-- Given task --
Begin with the line that contains "The picture is" and end with the line that contains "xticks = [0, 2, 4, 6, 8, 10, 12]": copy that span of lines exactly, and nothing outside it.

-- Source data --
========================================================================

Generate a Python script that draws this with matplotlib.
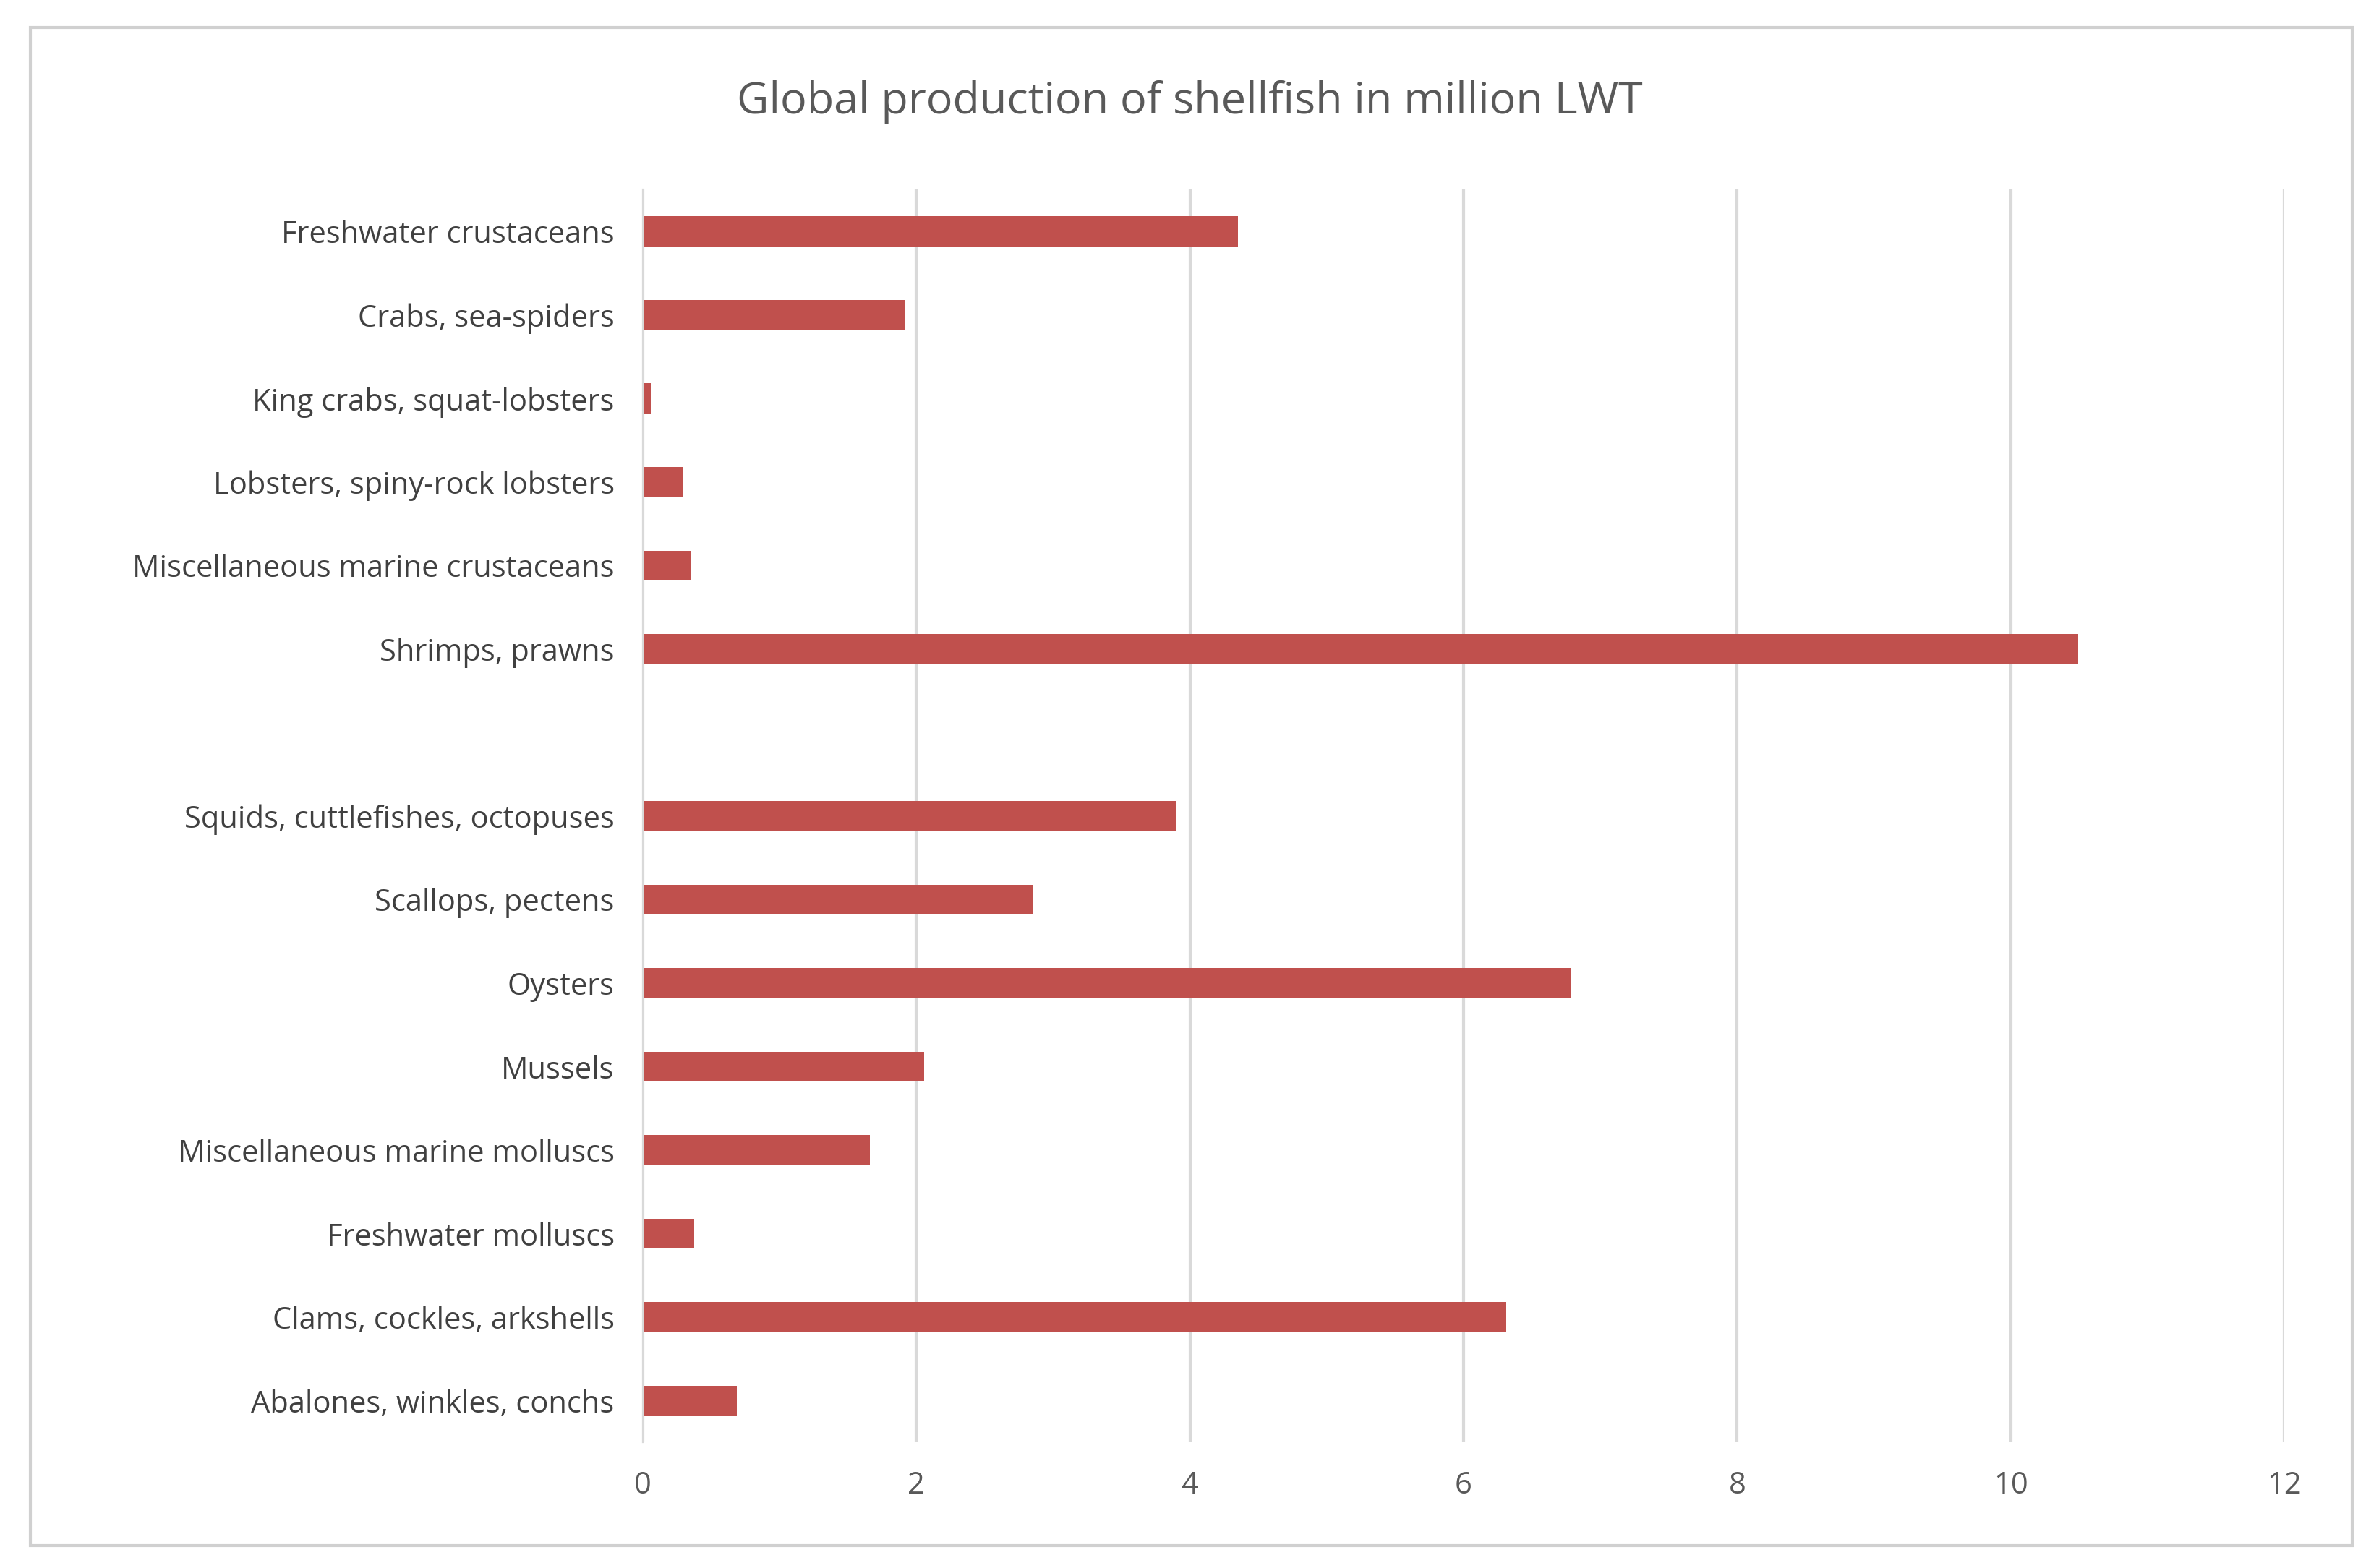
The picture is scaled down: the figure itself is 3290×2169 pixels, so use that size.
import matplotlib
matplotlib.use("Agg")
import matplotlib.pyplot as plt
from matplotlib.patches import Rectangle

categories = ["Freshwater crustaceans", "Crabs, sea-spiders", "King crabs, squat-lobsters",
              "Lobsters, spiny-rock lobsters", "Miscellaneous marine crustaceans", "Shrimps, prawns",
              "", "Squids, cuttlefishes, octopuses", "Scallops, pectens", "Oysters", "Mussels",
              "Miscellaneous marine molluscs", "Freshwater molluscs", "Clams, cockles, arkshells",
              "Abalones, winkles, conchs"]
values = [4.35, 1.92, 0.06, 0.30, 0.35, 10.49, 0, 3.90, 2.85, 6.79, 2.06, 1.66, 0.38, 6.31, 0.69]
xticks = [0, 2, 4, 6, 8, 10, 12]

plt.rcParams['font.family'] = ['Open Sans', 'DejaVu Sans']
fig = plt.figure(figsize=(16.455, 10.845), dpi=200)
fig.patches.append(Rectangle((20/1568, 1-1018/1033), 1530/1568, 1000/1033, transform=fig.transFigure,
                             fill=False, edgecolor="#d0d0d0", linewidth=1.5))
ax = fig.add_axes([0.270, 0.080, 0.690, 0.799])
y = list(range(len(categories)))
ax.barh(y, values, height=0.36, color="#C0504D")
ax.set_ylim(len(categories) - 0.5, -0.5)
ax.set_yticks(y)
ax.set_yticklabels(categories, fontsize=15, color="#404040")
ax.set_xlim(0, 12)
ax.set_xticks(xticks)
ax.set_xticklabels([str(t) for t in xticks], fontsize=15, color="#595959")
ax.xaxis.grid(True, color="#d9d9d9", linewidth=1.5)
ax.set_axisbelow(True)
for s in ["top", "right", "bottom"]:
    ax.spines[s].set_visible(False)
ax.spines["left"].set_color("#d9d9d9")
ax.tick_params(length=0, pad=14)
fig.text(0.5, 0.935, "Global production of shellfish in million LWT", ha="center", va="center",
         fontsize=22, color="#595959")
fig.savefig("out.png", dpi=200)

========================================================================

-- Solution below --
The picture is scaled down: the figure itself is 3290×2169 pixels, so use that size.
import matplotlib
matplotlib.use("Agg")
import matplotlib.pyplot as plt
from matplotlib.patches import Rectangle

categories = ["Freshwater crustaceans", "Crabs, sea-spiders", "King crabs, squat-lobsters",
              "Lobsters, spiny-rock lobsters", "Miscellaneous marine crustaceans", "Shrimps, prawns",
              "", "Squids, cuttlefishes, octopuses", "Scallops, pectens", "Oysters", "Mussels",
              "Miscellaneous marine molluscs", "Freshwater molluscs", "Clams, cockles, arkshells",
              "Abalones, winkles, conchs"]
values = [4.35, 1.92, 0.06, 0.30, 0.35, 10.49, 0, 3.90, 2.85, 6.79, 2.06, 1.66, 0.38, 6.31, 0.69]
xticks = [0, 2, 4, 6, 8, 10, 12]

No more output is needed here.